Instructions to follow: The lines to extract run from the first line of the material below to the line containing "minimum width=257pt, minimum", both included; leave the pictures behind.
----------
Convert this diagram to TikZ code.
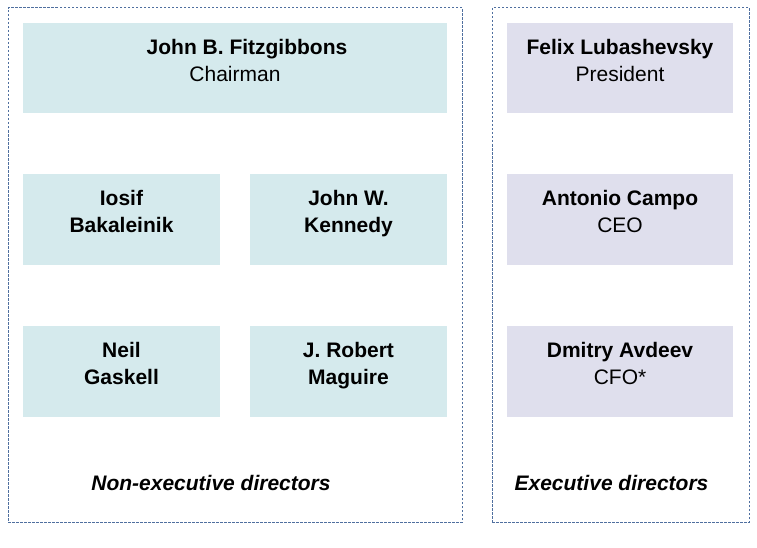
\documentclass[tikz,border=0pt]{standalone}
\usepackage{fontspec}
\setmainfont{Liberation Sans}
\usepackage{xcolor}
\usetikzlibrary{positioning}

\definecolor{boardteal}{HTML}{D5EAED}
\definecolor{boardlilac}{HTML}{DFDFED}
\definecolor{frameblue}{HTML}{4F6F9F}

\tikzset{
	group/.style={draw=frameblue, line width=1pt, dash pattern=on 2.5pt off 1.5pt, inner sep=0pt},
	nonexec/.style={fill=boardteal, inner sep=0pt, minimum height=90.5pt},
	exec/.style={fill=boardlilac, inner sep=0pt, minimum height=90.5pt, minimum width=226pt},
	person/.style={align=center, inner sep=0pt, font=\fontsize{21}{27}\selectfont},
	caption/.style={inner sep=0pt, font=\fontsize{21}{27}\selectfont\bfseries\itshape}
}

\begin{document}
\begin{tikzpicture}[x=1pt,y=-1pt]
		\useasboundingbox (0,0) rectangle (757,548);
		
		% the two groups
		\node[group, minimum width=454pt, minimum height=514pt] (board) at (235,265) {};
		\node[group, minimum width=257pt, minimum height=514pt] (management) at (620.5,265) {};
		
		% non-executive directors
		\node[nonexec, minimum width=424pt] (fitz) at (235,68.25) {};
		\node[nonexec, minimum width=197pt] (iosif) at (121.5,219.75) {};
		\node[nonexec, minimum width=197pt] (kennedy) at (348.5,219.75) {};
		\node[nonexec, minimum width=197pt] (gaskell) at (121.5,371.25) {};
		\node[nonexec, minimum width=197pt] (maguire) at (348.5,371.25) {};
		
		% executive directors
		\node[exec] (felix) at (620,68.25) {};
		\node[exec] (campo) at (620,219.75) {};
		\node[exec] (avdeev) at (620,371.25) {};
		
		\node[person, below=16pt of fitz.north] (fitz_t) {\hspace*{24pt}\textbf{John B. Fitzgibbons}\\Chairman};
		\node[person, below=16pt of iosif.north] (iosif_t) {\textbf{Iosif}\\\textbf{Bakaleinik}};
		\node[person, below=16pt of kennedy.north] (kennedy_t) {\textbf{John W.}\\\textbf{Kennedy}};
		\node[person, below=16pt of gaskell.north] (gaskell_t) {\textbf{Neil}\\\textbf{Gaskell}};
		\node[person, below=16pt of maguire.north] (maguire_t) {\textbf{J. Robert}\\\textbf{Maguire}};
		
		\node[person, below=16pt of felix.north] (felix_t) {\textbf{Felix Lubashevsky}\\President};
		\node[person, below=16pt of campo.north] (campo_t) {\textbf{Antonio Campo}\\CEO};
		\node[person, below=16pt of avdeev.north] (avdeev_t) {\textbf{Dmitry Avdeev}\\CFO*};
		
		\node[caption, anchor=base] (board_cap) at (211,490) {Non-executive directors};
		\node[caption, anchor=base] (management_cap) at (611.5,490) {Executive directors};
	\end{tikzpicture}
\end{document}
----------
Correct response:
Convert this diagram to TikZ code.
\documentclass[tikz,border=0pt]{standalone}
\usepackage{fontspec}
\setmainfont{Liberation Sans}
\usepackage{xcolor}
\usetikzlibrary{positioning}

\definecolor{boardteal}{HTML}{D5EAED}
\definecolor{boardlilac}{HTML}{DFDFED}
\definecolor{frameblue}{HTML}{4F6F9F}

\tikzset{
	group/.style={draw=frameblue, line width=1pt, dash pattern=on 2.5pt off 1.5pt, inner sep=0pt},
	nonexec/.style={fill=boardteal, inner sep=0pt, minimum height=90.5pt},
	exec/.style={fill=boardlilac, inner sep=0pt, minimum height=90.5pt, minimum width=226pt},
	person/.style={align=center, inner sep=0pt, font=\fontsize{21}{27}\selectfont},
	caption/.style={inner sep=0pt, font=\fontsize{21}{27}\selectfont\bfseries\itshape}
}

\begin{document}
\begin{tikzpicture}[x=1pt,y=-1pt]
		\useasboundingbox (0,0) rectangle (757,548);
		
		% the two groups
		\node[group, minimum width=454pt, minimum height=514pt] (board) at (235,265) {};
		\node[group, minimum width=257pt, minimum height=514pt] (management) at (620.5,265) {};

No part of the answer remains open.